Salba tem uma visão ainda mais tranquila da polícia. “Pra falar a verdade, eu acho que eles sabem da gente. Mas não ligam, deixam passar. Numa escala criminal, o que fazemos está no nível mais leve de todos. E tem a crise, né? Eles precisam gastar com o que interessa mesmo. E muitos policiais hoje são skatistas, têm amigos no skate. Ninguém mais nos vê como delinquentes, entende?” Daí outra regra de seu código: só esvaziar piscina com água suja, para não desperdiçar água boa nem dar motivo para uma queixa policial.

METAFÍSICA DO POOL SKATE
Salba, Bruno, Nilton, Riley e uma molecada que foi aparecendo aos poucos na piscina recém-faxinada se alternam em voltas pelo cimento azul-clarinho. A cada round, um canto novo é avaliado, testado e, eventualmente, vencido. Uma roda que passa no ladrão de água na parede rende uivos e aplausos. Um percurso entre um ralo e uma escada, seguido de uma descida perfeita de volta à parte rasa, puxa gritos e mãos pra cima. Nada de espetacular aos olhos do leigo, talvez mais atraído por mirabolâncias em tempos de megarrampas e acrobacias em ginásios à medida que o skate se torna, de fato, um esporte de massa. Mas é aí que entra a poesia, a metafísica do pool skate. Uma piscina não é feita para as rodinhas nem para homens-feitos deslizarem em suas paredes.

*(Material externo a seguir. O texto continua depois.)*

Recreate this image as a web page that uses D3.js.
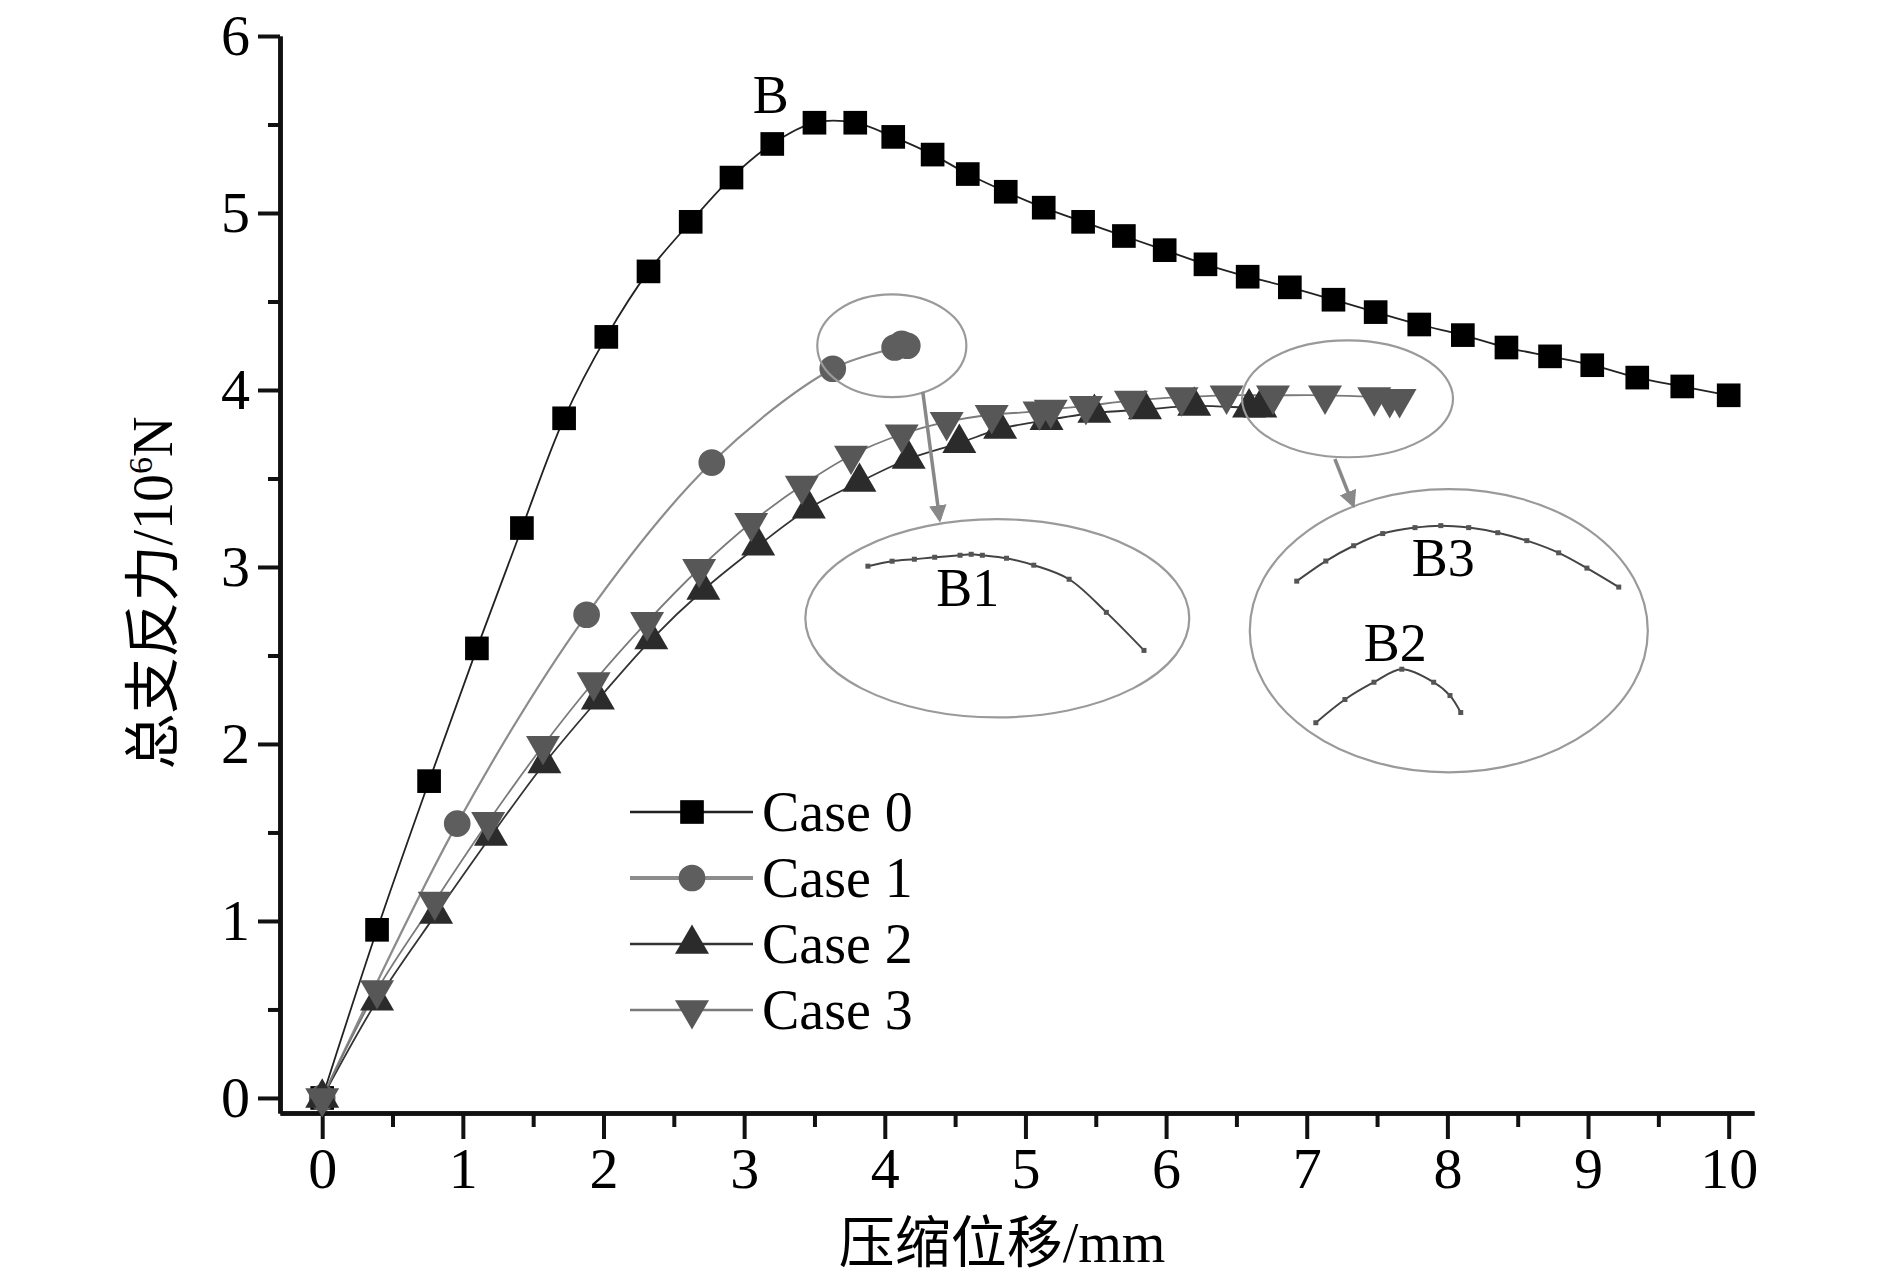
<!DOCTYPE html>
<html>
<head>
<meta charset="utf-8">
<script src="https://cdn.jsdelivr.net/npm/d3@7"></script>
<style>
  body { margin: 0; background: #fff; }
  text { font-family: "Liberation Serif", "Noto Sans CJK SC", serif; fill: #000; }
</style>
</head>
<body>
<div id="chart"></div>
<script>
//Define SVG area dimensions
var svgWidth = 1890;
var svgHeight = 1280;

// series data (x = 压缩位移 mm, y = 总支反力 10^6 N)
var case0X = [0, 0.39, 0.76, 1.10, 1.42, 1.72, 2.02, 2.32, 2.62, 2.91, 3.20, 3.50, 3.79, 4.06, 4.34, 4.59, 4.86, 5.13, 5.41, 5.70, 5.99, 6.28, 6.58, 6.88, 7.19, 7.49, 7.80, 8.11, 8.42, 8.73, 9.03, 9.35, 9.67, 10.00];
var case0Y = [0, 0.95, 1.79, 2.54, 3.22, 3.84, 4.30, 4.67, 4.95, 5.20, 5.39, 5.51, 5.51, 5.43, 5.33, 5.22, 5.12, 5.03, 4.95, 4.87, 4.79, 4.71, 4.64, 4.58, 4.51, 4.44, 4.37, 4.31, 4.24, 4.19, 4.14, 4.07, 4.02, 3.97];

var case1X = [0, 0.96, 1.88, 2.77, 3.63, 4.07, 4.12, 4.16];
var case1Y = [0, 1.55, 2.73, 3.59, 4.12, 4.24, 4.26, 4.25];

var case2X = [0, 0.39, 0.81, 1.20, 1.58, 1.96, 2.34, 2.71, 3.10, 3.46, 3.82, 4.17, 4.53, 4.82, 5.15, 5.49, 5.85, 6.20, 6.59, 6.67];
var case2Y = [0, 0.55, 1.04, 1.48, 1.89, 2.25, 2.59, 2.87, 3.12, 3.33, 3.48, 3.61, 3.70, 3.78, 3.83, 3.87, 3.89, 3.91, 3.90, 3.90];

var case3X = [0, 0.39, 0.80, 1.18, 1.57, 1.93, 2.31, 2.68, 3.05, 3.41, 3.76, 4.12, 4.44, 4.76, 5.10, 5.18, 5.43, 5.75, 6.11, 6.43, 6.76, 7.13, 7.48, 7.59, 7.66];
var case3Y = [0, 0.61, 1.11, 1.56, 1.99, 2.35, 2.69, 2.99, 3.25, 3.46, 3.63, 3.75, 3.82, 3.86, 3.88, 3.89, 3.91, 3.94, 3.96, 3.97, 3.97, 3.97, 3.96, 3.95, 3.95];

var seriesNames = ["Case 0", "Case 1", "Case 2", "Case 3"];

// tick labels
var xTicks = [0, 1, 2, 3, 4, 5, 6, 7, 8, 9, 10];
var yTicks = [0, 1, 2, 3, 4, 5, 6];

// zoomed detail curves (local 0-100 units inside each callout ellipse)
var b1X = [16.3, 22.6, 28.4, 33.7, 40.3, 43.2, 46.1, 52.4, 59.5, 68.7, 78.4, 88.2];
var b1Y = [76.3, 78.8, 79.8, 80.8, 81.8, 82.3, 81.8, 80.3, 76.8, 69.7, 53.0, 33.8];
var b3X = [11.8, 19.1, 26.1, 33.4, 41.5, 48.0, 55.0, 62.3, 69.6, 77.6, 84.7, 92.7];
var b3Y = [67.5, 74.6, 80.0, 84.3, 86.4, 87.1, 86.4, 84.6, 81.8, 77.5, 72.1, 65.4];
var b2X = [16.6, 23.9, 31.2, 38.2, 46.2, 50.3, 53.0];
var b2Y = [17.5, 25.7, 31.8, 36.4, 31.8, 27.1, 21.1];

//Select body, append SVG area to it, and set its dimensions
var svg = d3.select("#chart")
    .append("svg")
    .attr("width", svgWidth)
    .attr("height", svgHeight);

// scales
var xScale = d3.scaleLinear().domain([-0.3, 10.18]).range([280, 1754]);
var yScale = d3.scaleLinear().domain([-0.085, 6]).range([1113, 36]);

function zip(xs, ys) {
  return xs.map((d, i) => ({x: d, y: ys[i]}));
}

var series = [
  {name: seriesNames[0], data: zip(case0X, case0Y), line: "#222", lw: 1.8, fill: "#000", sym: d3.symbolSquare, size: 560, rot: 0},
  {name: seriesNames[1], data: zip(case1X, case1Y), line: "#8c8c8c", lw: 2.2, fill: "#5e5e5e", sym: d3.symbolCircle, size: 560, rot: 0},
  {name: seriesNames[2], data: zip(case2X, case2Y), line: "#333", lw: 1.8, fill: "#2b2b2b", sym: d3.symbolTriangle, size: 500, rot: 0},
  {name: seriesNames[3], data: zip(case3X, case3Y), line: "#7a7a7a", lw: 1.8, fill: "#575757", sym: d3.symbolTriangle, size: 500, rot: 180}
];

// axes
var bottomAxis = d3.axisBottom(xScale).tickValues(xTicks).tickSize(26).tickSizeOuter(0).tickPadding(8)
    .tickFormat(d3.format("d"));
var bottomMinor = d3.axisBottom(xScale).tickValues(d3.range(0.5, 10, 1)).tickSize(14).tickSizeOuter(0).tickFormat("");
var leftAxis = d3.axisLeft(yScale).tickValues(yTicks).tickSize(22).tickSizeOuter(0).tickPadding(8)
    .tickFormat(d3.format("d"));
var leftMinor = d3.axisLeft(yScale).tickValues(d3.range(0.5, 6, 1)).tickSize(12).tickSizeOuter(0).tickFormat("");

function styleAxis(g) {
  g.select(".domain").attr("stroke", "#111").attr("stroke-width", 4.5);
  g.selectAll(".tick line").attr("stroke", "#111").attr("stroke-width", 4);
  g.selectAll(".tick text").attr("font-size", 58).attr("font-family", "Liberation Serif").attr("fill", "#000");
}

svg.append("g").attr("transform", `translate(0, ${yScale.range()[0]})`).call(bottomMinor).call(styleAxis);
svg.append("g").attr("transform", `translate(0, ${yScale.range()[0]})`).call(bottomAxis).call(styleAxis);
svg.append("g").attr("transform", `translate(${xScale.range()[0]}, 0)`).call(leftMinor).call(styleAxis);
svg.append("g").attr("transform", `translate(${xScale.range()[0]}, 0)`).call(leftAxis).call(styleAxis);

// axis titles
svg.append("text")
  .attr("x", 1002)
  .attr("y", 1262)
  .attr("text-anchor", "middle")
  .attr("font-size", 56)
  .text("压缩位移/mm");

var yTitle = svg.append("text")
  .attr("transform", "translate(172, 593) rotate(-90)")
  .attr("text-anchor", "middle")
  .attr("font-size", 56);
yTitle.append("tspan").text("总支反力/10");
yTitle.append("tspan").attr("font-size", 34).attr("dy", -20).text("6");
yTitle.append("tspan").attr("dy", 20).text("N");

// curves
var lineGen = d3.line()
  .x(d => xScale(d.x))
  .y(d => yScale(d.y))
  .curve(d3.curveCatmullRom.alpha(0.5));

var plot = svg.append("g");

series.forEach(function(s) {
  plot.append("path")
    .datum(s.data)
    .attr("fill", "none")
    .attr("stroke", s.line)
    .attr("stroke-width", s.lw)
    .attr("d", lineGen);
});

series.forEach(function(s) {
  plot.selectAll(null)
    .data(s.data)
    .enter()
    .append("path")
    .attr("d", d3.symbol().type(s.sym).size(s.size))
    .attr("fill", s.fill)
    .attr("transform", d => `translate(${xScale(d.x)}, ${yScale(d.y)}) rotate(${s.rot})`);
});

// callout ellipses (centre and radii in data units)
var callouts = [
  {cx: 4.05, cy: 4.25, rx: 0.53, ry: 0.29},
  {cx: 7.29, cy: 3.95, rx: 0.75, ry: 0.33},
  {cx: 4.80, cy: 2.71, rx: 1.365, ry: 0.56},
  {cx: 8.01, cy: 2.64, rx: 1.415, ry: 0.80}
];
var pxX = xScale(1) - xScale(0);
var pxY = yScale(0) - yScale(1);

svg.append("g").selectAll("ellipse")
  .data(callouts)
  .enter()
  .append("ellipse")
  .attr("cx", d => xScale(d.cx))
  .attr("cy", d => yScale(d.cy))
  .attr("rx", d => d.rx * pxX)
  .attr("ry", d => d.ry * pxY)
  .attr("fill", "none")
  .attr("stroke", "#9a9a9a")
  .attr("stroke-width", 2.2);

// arrows
svg.append("defs").append("marker")
  .attr("id", "head")
  .attr("viewBox", "0 0 10 10")
  .attr("refX", 8).attr("refY", 5)
  .attr("markerWidth", 5).attr("markerHeight", 5)
  .attr("orient", "auto")
  .append("path")
  .attr("d", "M0,0 L10,5 L0,10 z")
  .attr("fill", "#888");

var arrows = [
  {x1: 4.27, y1: 3.99, x2: 4.39, y2: 3.27},
  {x1: 7.20, y1: 3.61, x2: 7.33, y2: 3.35}
];
svg.append("g").selectAll("line")
  .data(arrows)
  .enter()
  .append("line")
  .attr("x1", d => xScale(d.x1)).attr("y1", d => yScale(d.y1))
  .attr("x2", d => xScale(d.x2)).attr("y2", d => yScale(d.y2))
  .attr("stroke", "#888")
  .attr("stroke-width", 3.5)
  .attr("marker-end", "url(#head)");

// zoomed detail curves inside the big ellipses
function drawInset(box, xs, ys) {
  var ix = d3.scaleLinear().domain([0, 100]).range([xScale(box.cx - box.rx), xScale(box.cx + box.rx)]);
  var iy = d3.scaleLinear().domain([0, 100]).range([yScale(box.cy - box.ry), yScale(box.cy + box.ry)]);
  var pts = zip(xs, ys);
  var g = svg.append("g");
  g.append("path")
    .datum(pts)
    .attr("fill", "none")
    .attr("stroke", "#444")
    .attr("stroke-width", 2)
    .attr("d", d3.line().x(d => ix(d.x)).y(d => iy(d.y)).curve(d3.curveCatmullRom.alpha(0.5)));
  g.selectAll("rect")
    .data(pts)
    .enter()
    .append("rect")
    .attr("x", d => ix(d.x) - 2.5)
    .attr("y", d => iy(d.y) - 2.5)
    .attr("width", 5)
    .attr("height", 5)
    .attr("fill", "#555");
}
drawInset(callouts[2], b1X, b1Y);
drawInset(callouts[3], b3X, b3Y);
drawInset(callouts[3], b2X, b2Y);

// point labels
var labels = [
  {t: "B", x: 3.19, y: 5.565},
  {t: "B1", x: 4.59, y: 2.78},
  {t: "B3", x: 7.97, y: 2.95},
  {t: "B2", x: 7.63, y: 2.47}
];
svg.append("g").selectAll("text")
  .data(labels)
  .enter()
  .append("text")
  .attr("x", d => xScale(d.x))
  .attr("y", d => yScale(d.y))
  .attr("text-anchor", "middle")
  .attr("font-size", 54)
  .text(d => d.t);

// legend
var legend = svg.append("g").attr("transform", "translate(630, 812)");
series.forEach(function(s, i) {
  var row = legend.append("g").attr("transform", `translate(0, ${i * 66})`);
  row.append("line")
    .attr("x1", 0).attr("x2", 123)
    .attr("stroke", s.line)
    .attr("stroke-width", i === 1 ? 4 : 2.6);
  row.append("path")
    .attr("d", d3.symbol().type(s.sym).size(s.size))
    .attr("fill", s.fill)
    .attr("transform", `translate(62, 0) rotate(${s.rot})`);
  row.append("text")
    .attr("x", 132)
    .attr("y", 19)
    .attr("font-size", 56)
    .text(s.name);
});
</script>
</body>
</html>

Mas, ao ver Salba, os brasileiros radicados nas piscinas vintage americanas e os moleques em crise do sul da Califórnia gastando suas tardes nadando no seco, a opulência do skate mainstream ganha um ar meio ridículo. E a ideia da crise, de aperto, ganha beleza. Todo o sufoco, a faxina, o anonimato validam a obsessão com merecimento que esses homens têm na vida. E Ozzy, ao tentar explicar por que o pool skate é uma arte em si, solta uma frase definitiva, que, misteriosamente, também define a economia e os EUA. Debruçado na mesa de um restaurante barato, menu em promoção, Ozzy sintetiza: “Uma piscina só encontra a verdadeira vocação em seu vazio”.